Valendo-se do que há de mais avançado na tecnologia e nos conhecimentos
acumulados, a agência espacial norte-americana, Nasa, divulgou, dia 11 de
fevereiro de 2003, fotos dos primeiros instantes do cosmos, tiradas pela sonda
Wilkinson Microwave Anisotropy Probe (WMAP), que indicam que nosso universo tem
cerca de 13,7 trilhões de anos de idade e está composto de somente 4% de átomos
de matéria. As fotos mostram flutuações de temperaturas, indicadas como
diferenças de cor, que correspondem às sementes daquilo que cresceu para se
transformar nas galáxias.
"Graças a esta foto, seremos capazes de descrever o universo com uma precisão
sem precedentes", disse Charles Bennett, chefe da missão do WMAP, lançada em 30
de junho de 2001. Esses dados corroboram com os estudos geológicos envolvendo a
existência da Terra e de outros planetas, assim como o que se apurou sobre a
origem e datação dos seres vivos.
Em órbita a 1,5 milhão de quilômetros da Terra, a sonda mede as flutuações de
temperatura (anisotropias) presentes no cosmos 400 milhões anos depois do
Big-Bang, a grande explosão que deu origem ao universo. Desta explosão se
conserva um "fundo difuso cosmológico", uma forma de irradiação de microondas a
uma temperatura que beira -270 ºC. Essa irradiação fóssil foi captada pela
sonda. A imagem da WMAP tem uma margem de erro surpreendentemente pequena de 1%.

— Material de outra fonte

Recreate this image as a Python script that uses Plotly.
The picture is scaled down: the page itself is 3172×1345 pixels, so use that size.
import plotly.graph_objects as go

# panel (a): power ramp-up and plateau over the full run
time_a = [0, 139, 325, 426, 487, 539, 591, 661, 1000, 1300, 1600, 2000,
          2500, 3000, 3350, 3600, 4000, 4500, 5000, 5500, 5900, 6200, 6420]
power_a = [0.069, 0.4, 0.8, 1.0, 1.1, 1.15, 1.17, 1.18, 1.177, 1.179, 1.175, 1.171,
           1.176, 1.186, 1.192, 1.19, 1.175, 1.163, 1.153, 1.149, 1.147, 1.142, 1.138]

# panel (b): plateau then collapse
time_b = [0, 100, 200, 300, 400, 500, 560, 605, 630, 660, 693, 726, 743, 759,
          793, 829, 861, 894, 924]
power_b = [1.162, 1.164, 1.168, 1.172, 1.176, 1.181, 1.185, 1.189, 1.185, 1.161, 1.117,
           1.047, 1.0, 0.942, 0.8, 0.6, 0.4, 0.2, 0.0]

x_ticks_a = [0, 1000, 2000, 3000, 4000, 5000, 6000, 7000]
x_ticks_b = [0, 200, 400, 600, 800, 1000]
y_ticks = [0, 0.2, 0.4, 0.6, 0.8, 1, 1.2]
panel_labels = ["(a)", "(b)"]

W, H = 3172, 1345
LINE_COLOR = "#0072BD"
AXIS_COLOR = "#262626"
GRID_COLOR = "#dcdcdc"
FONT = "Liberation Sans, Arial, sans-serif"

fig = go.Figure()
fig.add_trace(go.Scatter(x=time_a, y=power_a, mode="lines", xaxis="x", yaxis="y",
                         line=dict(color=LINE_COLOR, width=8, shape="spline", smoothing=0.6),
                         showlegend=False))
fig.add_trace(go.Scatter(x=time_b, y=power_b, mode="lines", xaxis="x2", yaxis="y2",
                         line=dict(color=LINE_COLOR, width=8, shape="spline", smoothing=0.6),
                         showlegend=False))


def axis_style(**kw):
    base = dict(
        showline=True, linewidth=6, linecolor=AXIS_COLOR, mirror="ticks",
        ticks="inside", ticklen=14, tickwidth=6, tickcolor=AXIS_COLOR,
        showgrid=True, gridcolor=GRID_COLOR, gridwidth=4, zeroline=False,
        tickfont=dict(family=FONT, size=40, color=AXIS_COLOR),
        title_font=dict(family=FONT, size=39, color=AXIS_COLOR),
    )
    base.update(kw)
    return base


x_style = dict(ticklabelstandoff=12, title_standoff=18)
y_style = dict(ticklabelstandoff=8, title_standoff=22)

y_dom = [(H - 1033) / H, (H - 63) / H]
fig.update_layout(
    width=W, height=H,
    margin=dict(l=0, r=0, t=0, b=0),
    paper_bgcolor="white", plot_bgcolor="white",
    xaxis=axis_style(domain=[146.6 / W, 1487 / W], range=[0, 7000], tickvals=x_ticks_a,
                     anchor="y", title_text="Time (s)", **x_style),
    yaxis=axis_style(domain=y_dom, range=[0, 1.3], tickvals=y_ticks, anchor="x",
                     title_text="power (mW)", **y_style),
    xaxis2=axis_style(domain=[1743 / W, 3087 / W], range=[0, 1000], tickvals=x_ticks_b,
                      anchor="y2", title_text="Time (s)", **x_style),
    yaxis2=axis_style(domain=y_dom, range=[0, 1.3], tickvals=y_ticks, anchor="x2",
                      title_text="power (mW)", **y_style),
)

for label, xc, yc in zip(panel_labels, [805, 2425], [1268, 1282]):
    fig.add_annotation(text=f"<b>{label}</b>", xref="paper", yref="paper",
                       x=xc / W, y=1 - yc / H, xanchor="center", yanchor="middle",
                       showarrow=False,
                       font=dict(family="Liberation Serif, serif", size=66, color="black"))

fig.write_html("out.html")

"Estes dados são sólidos, uma verdadeira mina de ouro", disse Bennett.
Assim vai avançando o conhecimento da humanidade ("a natureza quando toma
consciência de si mesma", como a definiu Friedrich Engels) sobre o conjunto de
objetos materiais, as formas distintas de matéria, a que chamamos universo.
Muito já se aprendeu. Muitas "verdades eternas" foram jogadas na lata do lixo.
Muitas surpresas continuarão nos maravilhando.